I'm trying to generate a column with a random number per each row, but this number has to be in range between of already existing column and -1. If I have:
customer existing_value
A -15
B -9
C -13
I would like to receive something like rand(existing_value, -1):
customer existing_value random_value
A -15 -3
B -9 -8
C -13 -6
I couldn't find a dedicated PySpark solution for this, the sql rand() function seems to be too limited. I tried to use the following code, but the function doesn't accept column as an input:
random_month.withColumn('random', randint(col('existing_value'), -1))
What would be a good solution here? The number of rows is about 100k, so if there is nothing appropriate in PySpark, pandas could be an option if necessary.
CodePudding user response:
You can use randint function with UDF:
from pyspark.sql import functions as F
df = spark.createDataFrame([("A", -15), ("B", -9), ("C", -13), ], ["customer", "existing_value"])
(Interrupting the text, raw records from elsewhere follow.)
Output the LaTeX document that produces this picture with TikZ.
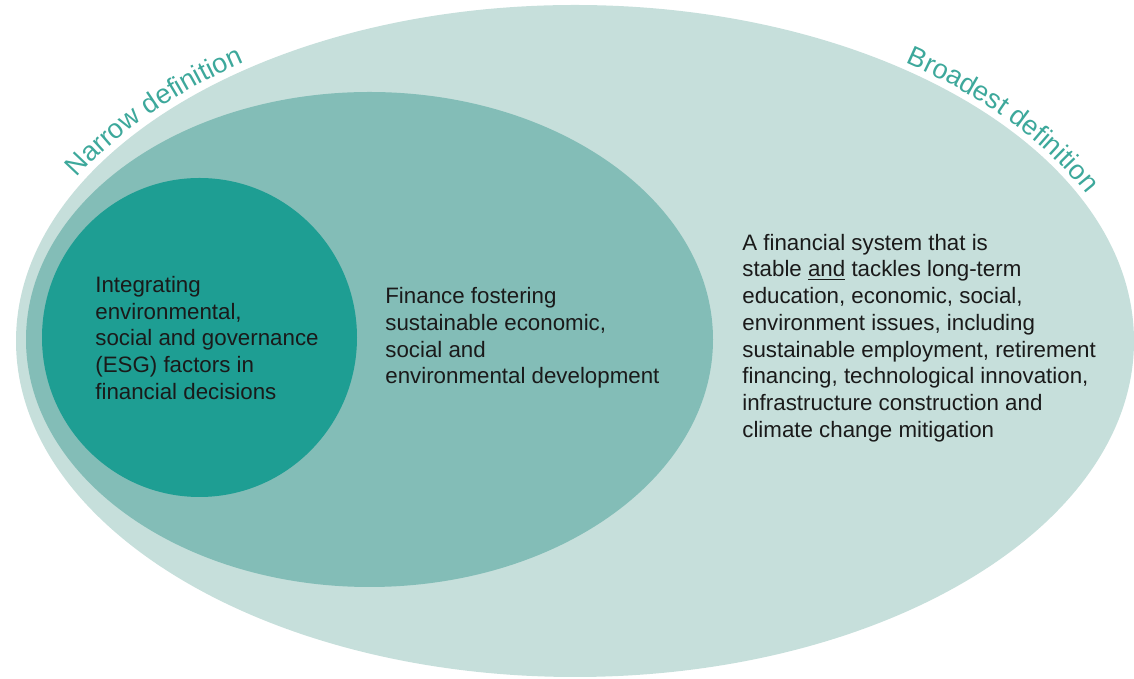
\documentclass[tikz,border=0pt]{standalone}
\usepackage{fontspec}
\setmainfont{Liberation Sans}
\usetikzlibrary{decorations.text}
\definecolor{broadfill}{HTML}{C6DFDB}
\definecolor{midfill}{HTML}{83BDB7}
\definecolor{esgfill}{HTML}{1E9E93}
\definecolor{labteal}{HTML}{3DA89B}
\definecolor{bodytext}{HTML}{1A1A1A}
\begin{document}
\begin{tikzpicture}[x=0.02cm,y=0.02cm,
  blurb/.style={anchor=west,align=left,inner sep=0pt,text=bodytext,font=\fontsize{12.7}{15.2}\selectfont},
  arclabel/.style={decorate,decoration={text along path,text align=center,text color=labteal,
    text={|\fontsize{15.5}{17}\selectfont|#1}}}]
\useasboundingbox (0,0) rectangle (1134,679);
\fill[broadfill] (575,338) ellipse [x radius=559,y radius=336];
\fill[midfill] (369.5,339.5) ellipse [x radius=343.5,y radius=247.5];
\fill[esgfill] (199.5,341.5) ellipse [x radius=157.5,y radius=159.5];
\node[blurb] (esg) at (95,341) {Integrating\\environmental,\\social and governance\\(ESG) factors in\\financial decisions};
\node[blurb] (fostering) at (385,341) {Finance fostering\\sustainable economic,\\social and\\environmental development};
\node[blurb] (broadest) at (742,341) {A financial system that is\\stable \underline{and} tackles long-term\\education, economic, social,\\environment issues, including\\sustainable employment, retirement\\financing, technological innovation,\\infrastructure construction and\\climate change mitigation};
\path[arclabel=Narrow definition] (575,338) ++(162:566 and 343) arc [start angle=162,end angle=118,x radius=566,y radius=343];
\path[arclabel=Broadest definition] (575,338) ++(59:566 and 343) arc [start angle=59,end angle=19,x radius=566,y radius=343];
\end{tikzpicture}
\end{document}
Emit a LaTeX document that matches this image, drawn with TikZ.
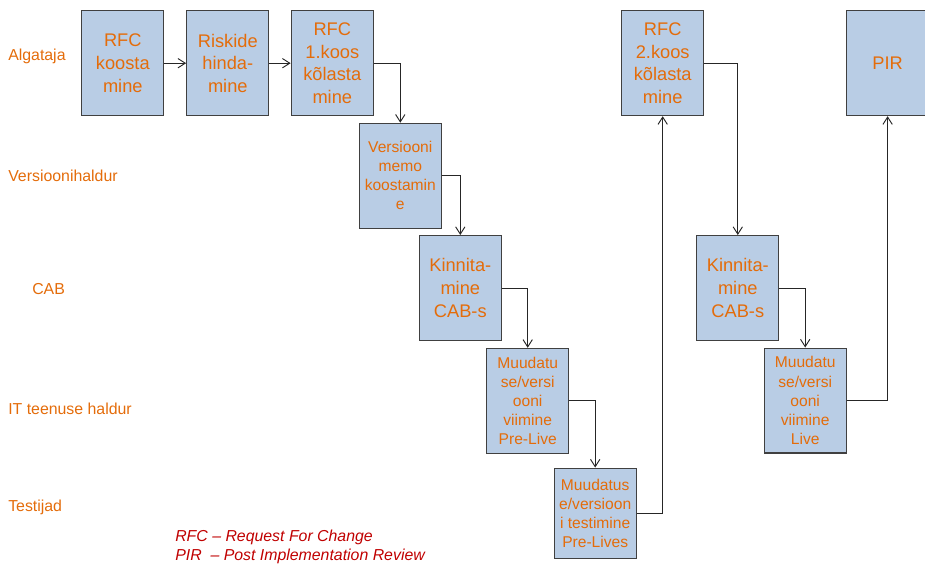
\documentclass[tikz,border=0pt]{standalone}
\usepackage{fontspec}
\setmainfont{Liberation Sans}
\usetikzlibrary{arrows.meta}
\definecolor{boxfill}{RGB}{185,205,229}
\definecolor{boxline}{RGB}{64,64,64}
\definecolor{txtorange}{RGB}{228,108,10}
\definecolor{legendred}{RGB}{192,0,0}
\tikzset{
  x=0.75pt, y=-0.75pt,
  stepbox/.style={draw=boxline, line width=0.8pt, fill=boxfill, inner sep=0pt,
    minimum width=61.7pt, minimum height=78.7pt, align=center, text=txtorange,
    font=\fontsize{13.7}{16.9}\selectfont},
  smallbox/.style={stepbox, font=\fontsize{11.7}{14.3}\selectfont},
  lane/.style={anchor=west, text=txtorange, inner sep=0pt, font=\fontsize{11.9}{14}\selectfont},
  legend/.style={anchor=west, text=legendred, inner sep=0pt, font=\fontsize{11.9}{14}\selectfont\itshape},
  arr/.style={draw=black!85, line width=0.7pt, -{Straight Barb[length=5.5pt, width=7pt, line width=0.7pt]}}
}
\begin{document}
\begin{tikzpicture}
\useasboundingbox (0,0) rectangle (925,564);
\begin{scope}
\clip (0,0) rectangle (925,564);

% swimlane names
\node[lane] (l1) at (8,56) {Algataja};
\node[lane] (l2) at (8,176) {Versioonihaldur};
\node[lane] (l3) at (32,289) {CAB};
\node[lane] (l4) at (8,409) {IT teenuse haldur};
\node[lane] (l5) at (8,507) {Testijad};

% process steps
\node[stepbox] (b1) at (122.8,63.2) {RFC\\koosta\\mine};
\node[stepbox] (b2) at (227.8,63.2) {Riskide\\hinda-\\mine};
\node[stepbox] (b3) at (332.3,63.2) {RFC\\1.koos\\kõlasta\\mine};
\node[smallbox] (b4) at (400.3,175.7) {Versiooni\\memo\\koostamin\\e};
\node[stepbox] (b5) at (460.3,288) {Kinnita-\\mine\\CAB-s};
\node[smallbox] (b6) at (527.7,400.8) {Muudatu\\se/versi\\ooni\\viimine\\Pre-Live};
\node[smallbox, minimum height=67.7pt] (b7) at (595.2,513.2) {Muudatus\\e/versioon\\i testimine\\Pre-Lives};
\node[stepbox] (b8) at (662.7,63.2) {RFC\\2.koos\\kõlasta\\mine};
\node[stepbox] (b9) at (737.8,288) {Kinnita-\\mine\\CAB-s};
\node[smallbox] (b10) at (805.2,400.5) {Muudatu\\se/versi\\ooni\\viimine\\Live};
\node[stepbox] (pir) at (887.6,63.2) {PIR};

% flow
\draw[arr] (b1) -- (b2);
\draw[arr] (b2) -- (b3);
\draw[arr] (b3.east) -| (b4.north);
\draw[arr] (b4.east) -| (b5.north);
\draw[arr] (b5.east) -| (b6.north);
\draw[arr] (b6.east) -| (b7.north);
\draw[arr] (b7.east) -| (b8.south);
\draw[arr] (b8.east) -| (b9.north);
\draw[arr] (b9.east) -| (b10.north);
\draw[arr] (b10.east) -| (pir.south);

% abbreviations
\node[legend] (g1) at (175,537) {RFC – Request For Change};
\node[legend] (g2) at (175,556) {PIR \ – Post Implementation Review};
\end{scope}
\end{tikzpicture}
\end{document}
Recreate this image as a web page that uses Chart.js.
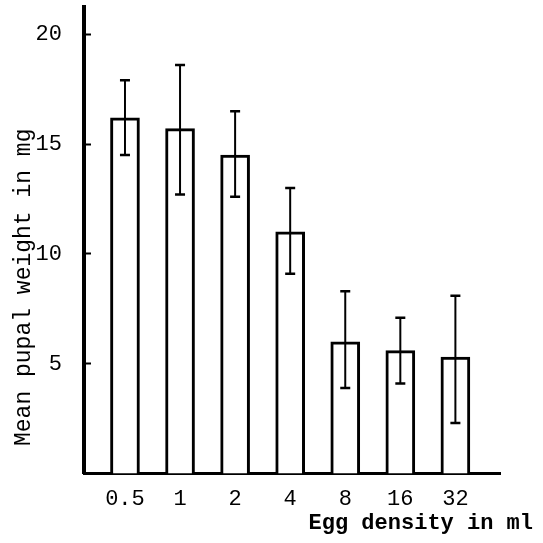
<!DOCTYPE html>
<html>
<head>
<meta charset="utf-8">
<script src="https://cdn.jsdelivr.net/npm/chart.js@4/dist/chart.umd.min.js"></script>
<style>
  html, body { margin: 0; padding: 0; background: #fff; }
  canvas { display: block; }
</style>
</head>
<body>
<canvas id="c" width="543" height="543"></canvas>
<script>
// Egg density categories (per ml)
const xLabels = ['0.5', '1', '2', '4', '8', '16', '32'];
// Mean pupal weight (mg)
const meanWeight = [16.2, 15.7, 14.5, 11.0, 6.0, 5.6, 5.3];
// Error bar upper and lower ends (mg)
const errHigh = [17.9, 18.6, 16.5, 13.0, 8.3, 7.1, 8.1];
const errLow  = [14.5, 12.7, 12.6, 9.1, 3.9, 4.1, 2.3];
// Y tick labels
const yTicks = [5, 10, 15, 20];

const FONT = "'Liberation Mono', 'Courier New', monospace";
const INK = '#000';

const errorBars = {
  id: 'errorBars',
  afterDatasetsDraw(chart) {
    const { ctx, scales: { x, y } } = chart;
    ctx.save();
    ctx.strokeStyle = INK;
    ctx.lineCap = 'butt';
    for (let i = 0; i < xLabels.length; i++) {
      const px = x.getPixelForValue(i + 1);
      const hi = y.getPixelForValue(errHigh[i]);
      const lo = y.getPixelForValue(errLow[i]);
      ctx.lineWidth = 2;
      ctx.beginPath();
      ctx.moveTo(px, hi);
      ctx.lineTo(px, lo);
      ctx.stroke();
      ctx.lineWidth = 2.5;
      ctx.beginPath();
      ctx.moveTo(px - 5, hi);
      ctx.lineTo(px + 5, hi);
      ctx.moveTo(px - 5, lo);
      ctx.lineTo(px + 5, lo);
      ctx.stroke();
    }
    ctx.restore();
  }
};

new Chart(document.getElementById('c'), {
  type: 'bar',
  data: {
    datasets: [{
      data: meanWeight.map((v, i) => ({ x: i + 1, y: v })),
      backgroundColor: '#fff',
      borderColor: INK,
      borderWidth: 3,
      barThickness: 29,
      borderSkipped: 'start'
    }]
  },
  options: {
    responsive: false,
    animation: false,
    devicePixelRatio: 1,
    layout: { padding: { top: 7, left: 0, right: 10, bottom: 0 } },
    plugins: {
      legend: { display: false },
      tooltip: { enabled: false },
      title: {
        display: true,
        text: 'Egg density in ml',
        position: 'bottom',
        align: 'end',
        color: INK,
        font: { family: FONT, size: 22, weight: 'bold', lineHeight: 1.2 },
        padding: { top: 0, bottom: 6 }
      }
    },
    scales: {
      x: {
        type: 'linear',
        offset: false,
        min: 0.256,
        max: 7.81,
        afterBuildTicks: (s) => { s.ticks = xLabels.map((_, i) => ({ value: i + 1 })); },
        afterFit: (s) => { s.height = 37; s.paddingLeft = 0; s.paddingRight = 0; },
        ticks: {
          autoSkip: false,
          maxRotation: 0,
          padding: 12,
          color: INK,
          font: { family: FONT, size: 22 },
          callback: (v) => xLabels[Math.round(v) - 1] ?? ''
        },
        grid: { display: false, drawTicks: false, offset: false },
        border: { display: true, color: INK, width: 3 }
      },
      y: {
        type: 'linear',
        min: 0,
        max: 21.24,
        afterBuildTicks: (s) => { s.ticks = yTicks.map(v => ({ value: v })); },
        afterFit: (s) => { s.width = 84; s.paddingTop = 0; s.paddingBottom = 0; },
        ticks: {
          padding: 29,
          color: INK,
          font: { family: FONT, size: 22 }
        },
        grid: {
          display: true,
          drawOnChartArea: false,
          drawTicks: true,
          tickLength: -7,
          tickWidth: 2,
          tickColor: INK,
          color: INK
        },
        border: { display: true, color: INK, width: 4 },
        title: {
          display: true,
          text: '  Mean pupal weight in mg',
          align: 'start',
          color: INK,
          font: { family: FONT, size: 23, lineHeight: 1.2 },
          padding: { top: 10, bottom: 0 }
        }
      },
      r: {
        type: 'linear',
        position: 'right',
        display: true,
        afterFit: (s) => { s.width = 33; s.paddingTop = 0; s.paddingBottom = 0; },
        ticks: { display: false },
        grid: { display: false, drawTicks: false },
        border: { display: false }
      }
    }
  },
  plugins: [errorBars]
});
</script>
</body>
</html>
df1 = df.withColumn("random_value", F.udf(lambda x: randint(x, -1))("existing_value"))
df1.show()
# -------- -------------- ------------
#|customer|existing_value|random_value|
# -------- -------------- ------------
#| A| -15| -5|
#| B| -9| -7|
#| C| -13| -3|
# -------- -------------- ------------
Another solution by generating a sequence of numbers from existing_value to -1 then pick randomly one element from the resulting array:
df1 = df.withColumn(
"random_value",
F.expr("sequence(existing_value, -1, 1)")
).withColumn(
"random_value",
F.col("random_value")[F.floor(F.rand() * F.size("random_value"))]
)
CodePudding user response:
Use pandas' apply function for such operations on columns: https://pandas.pydata.org/docs/reference/api/pandas.DataFrame.apply.html. One possible solution could be the following:
import pandas as pd
import random
df = pd.DataFrame([-15, -20], columns=['existing_value'])
df['random_value'] = df.existing_value.apply(lambda row: random.randint(row,-1))
print(df)